Japan’s poor performance on press freedom is particularly surprising given its standing as one of the world’s leading developed countries. The island nation of 125 million people has the world’s third-largest economy and a vibrant democracy whose postwar constitution guarantees freedoms of speech, press and assembly.
“With Japan hosting the G7 meeting next month of leading democracies, the press crackdown is an international black eye for Japan and makes it an outlier in the group,” said Jeff Kingston, a professor of history and director of Asian studies at Temple University and author of the book “Contemporary Japan: History, Politics, and Social Change since the 1980s.”
The 2011 meltdown at the Fukushima nuclear power plant set the stage for the erosion of press freedoms, Kingston said. “Japan’s slide in the rankings began with the incomplete coverage of the Fukushima meltdowns and the government’s efforts to downplay the accident; Tokyo Electric Power Company (and Japan) denied the triple meltdown for two months,” he said. “Sadly, the Japanese media went along with this charade because here it is all about access.
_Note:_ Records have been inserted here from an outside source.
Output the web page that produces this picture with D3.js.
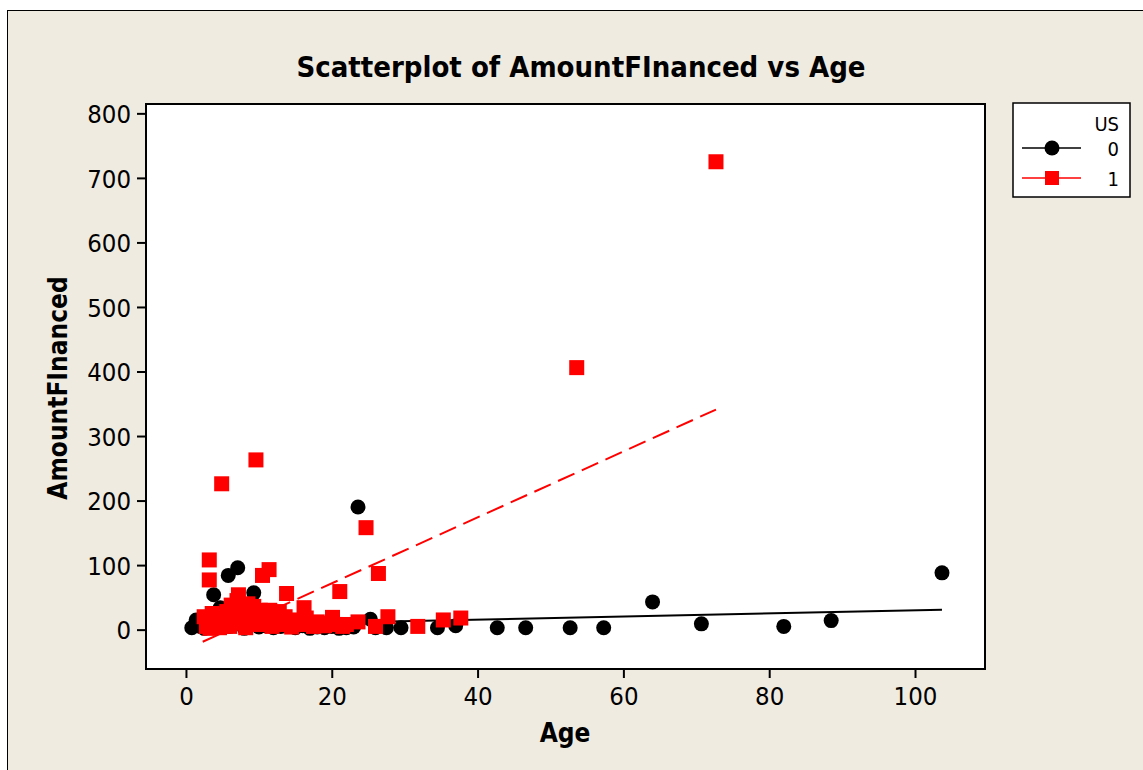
<!DOCTYPE html>
<html><head><meta charset="utf-8">
<script src="https://cdn.jsdelivr.net/npm/d3@7"></script>
<style>
html,body{margin:0;padding:0;background:#fff;}
text{font-family:"DejaVu Sans Condensed","DejaVu Sans",sans-serif;}
</style></head>
<body>
<svg id="chart" width="1143" height="770"></svg>
<script>
// ---- data ----
const xTicks = [0, 20, 40, 60, 80, 100];
const yTicks = [0, 100, 200, 300, 400, 500, 600, 700, 800];
const legendLabels = ["0", "1"];

// US = 0 (black circles)
const ageUS0 = [0.8,1.4,2,2.5,3,3.8,4.2,4.7,5.8,7.1,9.3,6,8,10,11,12,13,14,15,16,17,18,19,20,21,22,23,23.6,25.3,26,27.5,29.5,34.5,37,42.7,46.6,52.7,57.3,64,70.7,82,88.5,103.7];
const amtUS0 = [3,15,5,2,8,54,3,34,84,96,57,5,2,4,6,3,5,10,3,6,2,4,3,5,2,3,4,190,16,3,3,3,3,6,3,3,3,3,43,9,5,14,88];

// US = 1 (red squares)
const ageUS1 = [2.5,2.8,3,3.3,3.6,4,4.3,4.6,5,5.3,5.6,6,6.2,6.5,6.8,7,7.2,7.4,7.7,8,8.2,8.5,8.8,9,9.3,9.6,9.9,10.2,10.5,10.8,11.2,11.5,11.8,12.2,12.5,12.8,13.2,13.6,14,14.5,15,15.5,16.2,16.5,17,17.5,18,18.5,19,19.5,20.1,20.5,21.5,22,23.6,26,27.7,31.8,35.3,37.7,
  72.7,53.6,9.6,4.9,24.7,3.2,3.2,11.4,10.5,26.4,13.8,21.1];
const amtUS1 = [20,5,12,2,25,8,15,3,20,10,28,5,38,15,25,45,54,10,30,18,3,40,22,12,36,28,8,30,18,25,10,30,5,22,15,28,8,20,12,4,15,8,34,18,10,5,12,8,6,10,19,8,5,8,12,5,20,5,15,18,
  725,406,263,226,158,108,77,93,84,87,56,59];

// fitted lines [intercept, slope, xmin, xmax]
const fitUS0 = [6, 0.24, 0.8, 103.7];
const fitUS1 = [-30.5, 5.11, 2.3, 72.7];

// ---- drawing ----
const svg = d3.select("#chart");
const W = 1143, H = 770;
const bg = "#EFEBE1";
svg.append("rect").attr("x", 0).attr("y", 0).attr("width", W).attr("height", H).attr("fill", "#fff");
svg.append("rect").attr("x", 7.5).attr("y", 10.5).attr("width", W + 10).attr("height", H + 10)
  .attr("fill", bg).attr("stroke", "#000").attr("stroke-width", 1);

const L = 146, R = 985, T = 104, B = 669;
const x = d3.scaleLinear().domain([-5.48, 109.6]).range([L, R]);
const y = d3.scaleLinear().domain([-61, 814.5]).range([B, T]);

svg.append("rect").attr("x", L).attr("y", T).attr("width", R - L).attr("height", B - T)
  .attr("fill", "#fff");

// axes
const xAxis = d3.axisBottom(x).tickValues(xTicks).tickSize(9).tickPadding(6).tickFormat(d3.format("d"));
const yAxis = d3.axisLeft(y).tickValues(yTicks).tickSize(9).tickPadding(6).tickFormat(d3.format("d"));
const gx = svg.append("g").attr("transform", `translate(0,${B})`).call(xAxis);
const gy = svg.append("g").attr("transform", `translate(${L},0)`).call(yAxis);
[gx, gy].forEach(g => {
  g.select(".domain").remove();
  g.selectAll(".tick line").attr("stroke", "#000").attr("stroke-width", 2);
  g.selectAll(".tick text").attr("fill", "#000").style("font-size", "25.5px");
});
gx.selectAll(".tick text").attr("dy", "0.82em");
gy.selectAll(".tick text").attr("dy", "0.36em");

// clip for plot content
svg.append("clipPath").attr("id", "clip").append("rect")
  .attr("x", L).attr("y", T).attr("width", R - L).attr("height", B - T);
const plot = svg.append("g").attr("clip-path", "url(#clip)");

// fit lines
function fitLine(f) { return [[f[2], f[0] + f[1] * f[2]], [f[3], f[0] + f[1] * f[3]]]; }
const line = d3.line().x(d => x(d[0])).y(d => y(d[1]));
plot.append("path").attr("d", line(fitLine(fitUS0))).attr("fill", "none")
  .attr("stroke", "#000").attr("stroke-width", 2);
plot.append("path").attr("d", line(fitLine(fitUS1))).attr("fill", "none")
  .attr("stroke", "#f00").attr("stroke-width", 2).attr("stroke-dasharray", "18,8");

// points
const s0 = ageUS0.map((a, i) => [a, amtUS0[i]]);
const s1 = ageUS1.map((a, i) => [a, amtUS1[i]]);
plot.selectAll("circle.p0").data(s0).join("circle").attr("class", "p0")
  .attr("cx", d => x(d[0])).attr("cy", d => y(d[1])).attr("r", 7.5).attr("fill", "#000");
const sq = 15;
plot.selectAll("rect.p1").data(s1).join("rect").attr("class", "p1")
  .attr("x", d => x(d[0]) - sq / 2).attr("y", d => y(d[1]) - sq / 2)
  .attr("width", sq).attr("height", sq).attr("fill", "#f00");

// plot frame
svg.append("rect").attr("x", L).attr("y", T).attr("width", R - L).attr("height", B - T)
  .attr("fill", "none").attr("stroke", "#000").attr("stroke-width", 2);

// titles
svg.append("text").attr("x", 581).attr("y", 77).attr("text-anchor", "middle")
  .style("font-size", "29px").style("font-weight", "bold").text("Scatterplot of AmountFInanced vs Age");
svg.append("text").attr("x", 565).attr("y", 742).attr("text-anchor", "middle")
  .style("font-size", "26px").style("font-weight", "bold").text("Age");
svg.append("text").attr("transform", "translate(67,388) rotate(-90)").attr("text-anchor", "middle")
  .style("font-size", "26px").style("font-weight", "bold").text("AmountFInanced");

// legend
const lg = svg.append("g");
lg.append("rect").attr("x", 1013).attr("y", 103).attr("width", 117).attr("height", 94)
  .attr("fill", "#fff").attr("stroke", "#000").attr("stroke-width", 1.5);
lg.append("text").attr("x", 1119).attr("y", 131).attr("text-anchor", "end")
  .style("font-size", "20px").text("US");
const rows = [155, 185];
legendLabels.forEach((lab, i) => {
  const yy = rows[i] - 7;
  lg.append("line").attr("x1", 1022).attr("x2", 1081).attr("y1", yy).attr("y2", yy)
    .attr("stroke", i === 0 ? "#000" : "#f00").attr("stroke-width", 1.5);
  if (i === 0) lg.append("circle").attr("cx", 1052).attr("cy", yy).attr("r", 7.5).attr("fill", "#000");
  else lg.append("rect").attr("x", 1052 - 7).attr("y", yy - 7).attr("width", 14).attr("height", 14).attr("fill", "#f00");
  lg.append("text").attr("x", 1119).attr("y", rows[i] + 1).attr("text-anchor", "end")
    .style("font-size", "20px").text(lab);
});
</script>
</body></html>
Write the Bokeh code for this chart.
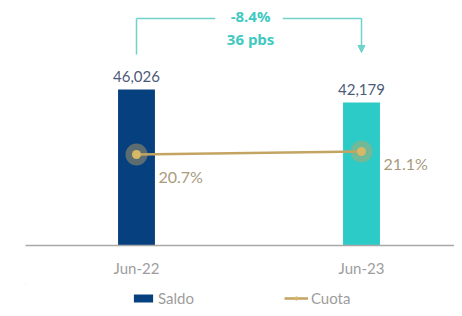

Those media outlets that don’t toe the line find themselves marginalized by the powers that be. Since [Fukushima], Japan’s culture wars over history, constitutional revision and security doctrine have been fought on the media battlefield.”
When Prime Minister Shinzo Abe returned for a second term in 2012, five years after he resigned abruptly amid growing unpopularity in 2007, his administration began cracking down on perceived bias in the nation’s media.
At first, the media didn’t hold back in criticizing his administration. The press lambasted Deputy Prime Minister Taro Aso for saying that Japan should learn from the way the Nazi party stealthily changed Germany’s constitution before World War II. But critics say Aso’s suggestion foreshadowed things to come.
Two years ago, the Abe administration pushed through a state secrets bill ostensibly designed to prevent classified information from leaking to China or Russia. But the measure allows for journalists and bloggers to be jailed for up to five years for asking about something that is a state secret, even if they aren’t aware it is one. Thousands protested the law when it was passed on Dec. 6, 2013.
Abe’s friend, conservative businessman Katsuto Momii, became the head of Japan’s major public broadcasting company, NHK, in 2014, in a move that has compromised the independence of its reports. Momii has stated publicly that NHK “should not deviate from the government’s position in its reporting.”
Abe’s Liberal Democratic party also recently proposed a constitutional amendment that would allow the government to curtail speech that “harms the public interest and public order.”
In June 2015, members of the party urged the government to punish media outlets critical of the government and pressure companies not to advertise with them.
This year, Abe’s Communications Minister Sanae Takaichi threatened to shut down news broadcasters over “politically biased reports” — something TV and radio laws in Japan empower her to do.
A week later, three television presenters who had been critical of the Abe administration were all removed from their positions.
Veteran reporters in Japan have criticized Abe’s government for applying pressure to reporters, but also decry the increasing self-censorship going on in the country’s press. “To me, the most serious problem is self-restraint by higher-ups at broadcast stations,” Soichiro Tahara, one of the country’s most revered journalists, told reporters last month.
“The Abe administration’s threats to media independence, the turnover in media personnel in recent months and the increase in self-censorship within leading media outlets are endangering the underpinnings of democracy in Japan,” Reporters Without Borders concluded in its report released this month about declining media freedoms in Japan.
“Independence of the press is facing serious threats,” David Kaye, U.N. special rapporteur on the promotion and protection of the right to freedom of opinion and expression, said during a news conference at the Foreign Correspondents’ Club of Japan on Tuesday. “Many journalists who came to me and my team asked for anonymity in our discussions. Many claimed to have been sidelined or silenced following indirect pressure from politicians.”
The state originally invited Kaye to visit last December, but the trip was canceled abruptly after Japanese authorities claimed to be unable to set up meetings in time.
Kaye called for Japan’s Broadcast Law to be revised to ensure press freedom, and criticized Japan’s press club structure as detrimental to an independent press. In Japan, reporters are granted access through press clubs, or “kisha clubs,” formed around groups and government organizations. They serve as gatekeepers, and typically don’t grant access to weekly magazines, like Shukan Bunshun, which excel at investigative journalism.
“Journalists in those kisha clubs tend to be focused very much together in this same kind of social network. And I think that allows for mechanisms of pressure. It may be a kind of peer pressure that’s very difficult to resist,” Kaye said.